24. En se déterminant ainsi, sans répondre au demandeur qui faisait valoir que l'exigence d'une autorisation écrite de s'introduire dans le lieu où est stationné le véhicule a pour objet de préserver sa vie privée en tant que propriétaire de ce lieu, la chambre de l'instruction n'a pas justifié sa décision.
25. En effet, l'autorisation de mettre en place un dispositif technique de géolocalisation sur un véhicule ne vaut pas autorisation de s'introduire dans ce véhicule ou dans le lieu privé où celui-ci est stationné.
26. La cassation est par conséquent de nouveau encourue.

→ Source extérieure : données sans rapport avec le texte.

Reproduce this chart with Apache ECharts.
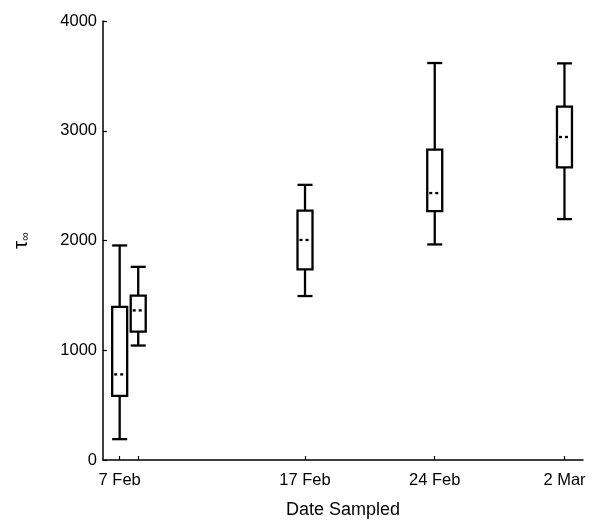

Portée et conséquences de la cassation
27. La cassation à intervenir ne concerne que les dispositions ayant, en premier lieu, rejeté la demande d'annulation des pièces cotées D 1 à D 72, en second lieu, déclaré M. [O] irrecevable à soulever l'irrégularité de la mise en place d'un dispositif de géolocalisation en temps réel sur un véhicule Renault Clio immatriculé [Immatriculation 3]. Les autres dispositions seront donc maintenues.
PAR CES MOTIFS, la Cour :
CASSE et ANNULE l'arrêt susvisé de la chambre de l'instruction de la cour d'appel de Paris, en date du 2 juillet 2024, mais en ses seules dispositions ayant, en premier lieu, rejeté la demande d'annulation des pièces cotées D 1 à D 72, en second lieu, déclaré M. [O] irrecevable à soulever l'irrégularité de la mise en place d'un dispositif de géolocalisation en temps réel sur un véhicule Renault Clio immatriculé [Immatriculation 3], toutes autres dispositions étant expressément maintenues ;
Et pour qu'il soit à nouveau jugé, conformément à la loi, dans les limites de la cassation ainsi prononcée,
RENVOIE la cause et les parties devant la chambre de l'instruction de la cour d'appel de Paris, autrement composée, à ce désignée par délibération spéciale prise en chambre du conseil ;
ORDONNE l'impression du présent arrêt, sa transcription sur les registres du greffe de la chambre de l'instruction de la cour d'appel de Paris et sa mention en marge ou à la suite de l'arrêt partiellement annulé ;
Ainsi fait et jugé par la Cour de cassation, chambre criminelle, et prononcé par le président en son audience publique du quatre mars deux mille vingt-cinq.